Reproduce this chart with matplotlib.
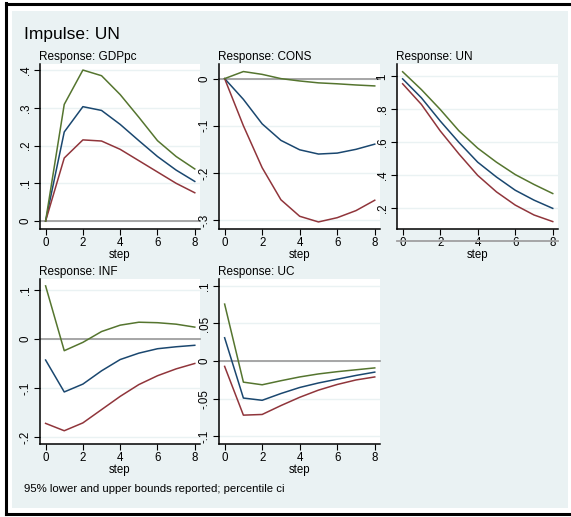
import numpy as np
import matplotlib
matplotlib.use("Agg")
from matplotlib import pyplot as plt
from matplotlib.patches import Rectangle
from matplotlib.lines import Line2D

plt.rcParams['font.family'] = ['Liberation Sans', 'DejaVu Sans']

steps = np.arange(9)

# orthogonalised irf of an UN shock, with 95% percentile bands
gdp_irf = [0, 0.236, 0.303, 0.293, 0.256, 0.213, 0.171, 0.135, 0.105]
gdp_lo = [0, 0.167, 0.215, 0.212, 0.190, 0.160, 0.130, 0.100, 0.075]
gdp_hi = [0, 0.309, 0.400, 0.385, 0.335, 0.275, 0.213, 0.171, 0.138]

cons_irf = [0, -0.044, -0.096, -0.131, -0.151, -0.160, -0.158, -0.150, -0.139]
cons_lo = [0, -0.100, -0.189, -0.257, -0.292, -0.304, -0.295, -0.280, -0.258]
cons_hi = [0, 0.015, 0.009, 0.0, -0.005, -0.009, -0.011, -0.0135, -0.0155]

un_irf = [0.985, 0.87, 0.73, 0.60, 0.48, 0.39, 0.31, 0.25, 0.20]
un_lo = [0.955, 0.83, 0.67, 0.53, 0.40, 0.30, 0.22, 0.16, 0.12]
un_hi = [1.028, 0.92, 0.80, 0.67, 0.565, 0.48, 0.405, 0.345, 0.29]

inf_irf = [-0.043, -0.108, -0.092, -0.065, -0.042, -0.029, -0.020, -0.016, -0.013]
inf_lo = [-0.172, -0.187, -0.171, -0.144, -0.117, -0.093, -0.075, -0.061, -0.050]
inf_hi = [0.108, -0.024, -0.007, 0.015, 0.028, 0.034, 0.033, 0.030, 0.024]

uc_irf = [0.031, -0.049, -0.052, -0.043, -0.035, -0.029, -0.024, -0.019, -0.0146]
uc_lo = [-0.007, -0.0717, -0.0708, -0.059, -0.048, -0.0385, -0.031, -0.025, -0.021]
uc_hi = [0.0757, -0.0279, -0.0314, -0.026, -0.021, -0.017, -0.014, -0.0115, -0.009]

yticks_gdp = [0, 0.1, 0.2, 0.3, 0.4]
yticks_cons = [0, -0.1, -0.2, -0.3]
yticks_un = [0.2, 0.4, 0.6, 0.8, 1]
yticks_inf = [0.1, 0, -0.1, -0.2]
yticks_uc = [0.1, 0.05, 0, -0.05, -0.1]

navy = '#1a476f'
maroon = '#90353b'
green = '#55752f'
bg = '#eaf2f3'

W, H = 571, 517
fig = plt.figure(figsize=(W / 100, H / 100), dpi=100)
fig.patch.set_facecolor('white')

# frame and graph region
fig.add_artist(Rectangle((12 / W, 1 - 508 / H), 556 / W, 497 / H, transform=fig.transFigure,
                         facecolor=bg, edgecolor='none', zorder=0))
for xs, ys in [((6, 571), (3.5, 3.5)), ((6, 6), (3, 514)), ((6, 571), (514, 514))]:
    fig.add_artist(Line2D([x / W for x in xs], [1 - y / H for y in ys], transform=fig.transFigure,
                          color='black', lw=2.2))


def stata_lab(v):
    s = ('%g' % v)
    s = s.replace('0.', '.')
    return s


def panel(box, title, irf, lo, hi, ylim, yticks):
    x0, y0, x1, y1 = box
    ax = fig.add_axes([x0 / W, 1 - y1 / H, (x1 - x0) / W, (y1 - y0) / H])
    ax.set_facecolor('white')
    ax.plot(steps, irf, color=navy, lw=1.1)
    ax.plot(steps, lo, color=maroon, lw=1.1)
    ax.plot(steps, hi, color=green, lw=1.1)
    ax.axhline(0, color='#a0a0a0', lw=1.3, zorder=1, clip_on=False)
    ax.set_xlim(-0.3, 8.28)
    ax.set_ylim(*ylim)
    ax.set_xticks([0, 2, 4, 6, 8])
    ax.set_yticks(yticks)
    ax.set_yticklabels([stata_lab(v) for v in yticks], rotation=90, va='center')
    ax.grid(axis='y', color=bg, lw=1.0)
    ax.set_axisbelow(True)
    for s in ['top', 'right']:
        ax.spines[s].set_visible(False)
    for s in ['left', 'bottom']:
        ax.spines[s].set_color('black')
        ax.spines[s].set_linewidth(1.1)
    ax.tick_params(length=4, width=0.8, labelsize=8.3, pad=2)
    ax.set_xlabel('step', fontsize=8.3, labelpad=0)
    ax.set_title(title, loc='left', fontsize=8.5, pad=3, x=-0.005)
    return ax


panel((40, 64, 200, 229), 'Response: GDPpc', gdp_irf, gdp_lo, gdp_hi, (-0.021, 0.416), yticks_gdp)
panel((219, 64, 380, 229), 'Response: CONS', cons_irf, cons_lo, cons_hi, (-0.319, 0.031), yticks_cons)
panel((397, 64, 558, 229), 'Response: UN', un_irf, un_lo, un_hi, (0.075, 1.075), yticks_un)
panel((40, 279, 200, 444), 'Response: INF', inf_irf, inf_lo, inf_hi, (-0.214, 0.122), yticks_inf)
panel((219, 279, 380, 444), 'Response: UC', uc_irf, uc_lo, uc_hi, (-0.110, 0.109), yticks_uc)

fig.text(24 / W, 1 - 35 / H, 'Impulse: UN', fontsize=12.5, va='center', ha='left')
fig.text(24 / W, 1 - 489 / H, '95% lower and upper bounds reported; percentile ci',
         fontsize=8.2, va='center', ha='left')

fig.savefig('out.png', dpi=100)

---

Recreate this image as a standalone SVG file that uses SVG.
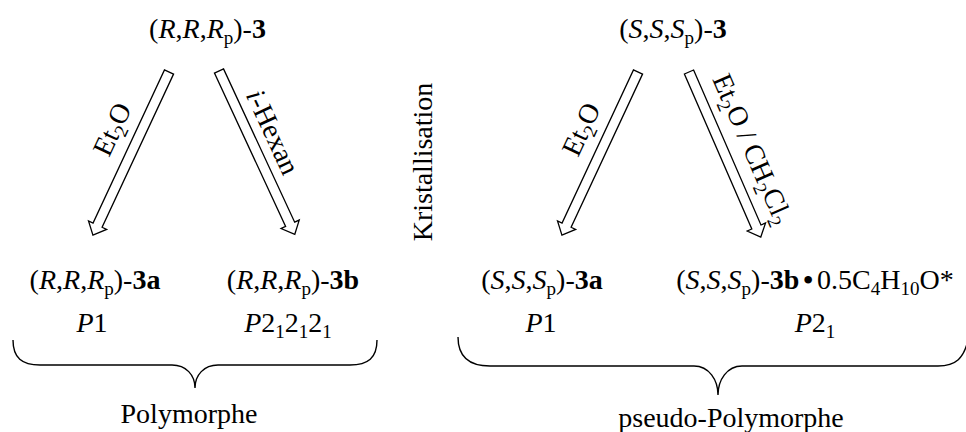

__EXERCISE DESCRIPTION__. Start at the line with "Reproduce this chart with matplotlib.", stop at the line with "0.033, 0.030, 0.024]", both lines included, and repeat that span exactly without its pictures.

__RESPONSE BELOW__.
Reproduce this chart with matplotlib.
import numpy as np
import matplotlib
matplotlib.use("Agg")
from matplotlib import pyplot as plt
from matplotlib.patches import Rectangle
from matplotlib.lines import Line2D

plt.rcParams['font.family'] = ['Liberation Sans', 'DejaVu Sans']

steps = np.arange(9)

# orthogonalised irf of an UN shock, with 95% percentile bands
gdp_irf = [0, 0.236, 0.303, 0.293, 0.256, 0.213, 0.171, 0.135, 0.105]
gdp_lo = [0, 0.167, 0.215, 0.212, 0.190, 0.160, 0.130, 0.100, 0.075]
gdp_hi = [0, 0.309, 0.400, 0.385, 0.335, 0.275, 0.213, 0.171, 0.138]

cons_irf = [0, -0.044, -0.096, -0.131, -0.151, -0.160, -0.158, -0.150, -0.139]
cons_lo = [0, -0.100, -0.189, -0.257, -0.292, -0.304, -0.295, -0.280, -0.258]
cons_hi = [0, 0.015, 0.009, 0.0, -0.005, -0.009, -0.011, -0.0135, -0.0155]

un_irf = [0.985, 0.87, 0.73, 0.60, 0.48, 0.39, 0.31, 0.25, 0.20]
un_lo = [0.955, 0.83, 0.67, 0.53, 0.40, 0.30, 0.22, 0.16, 0.12]
un_hi = [1.028, 0.92, 0.80, 0.67, 0.565, 0.48, 0.405, 0.345, 0.29]

inf_irf = [-0.043, -0.108, -0.092, -0.065, -0.042, -0.029, -0.020, -0.016, -0.013]
inf_lo = [-0.172, -0.187, -0.171, -0.144, -0.117, -0.093, -0.075, -0.061, -0.050]
inf_hi = [0.108, -0.024, -0.007, 0.015, 0.028, 0.034, 0.033, 0.030, 0.024]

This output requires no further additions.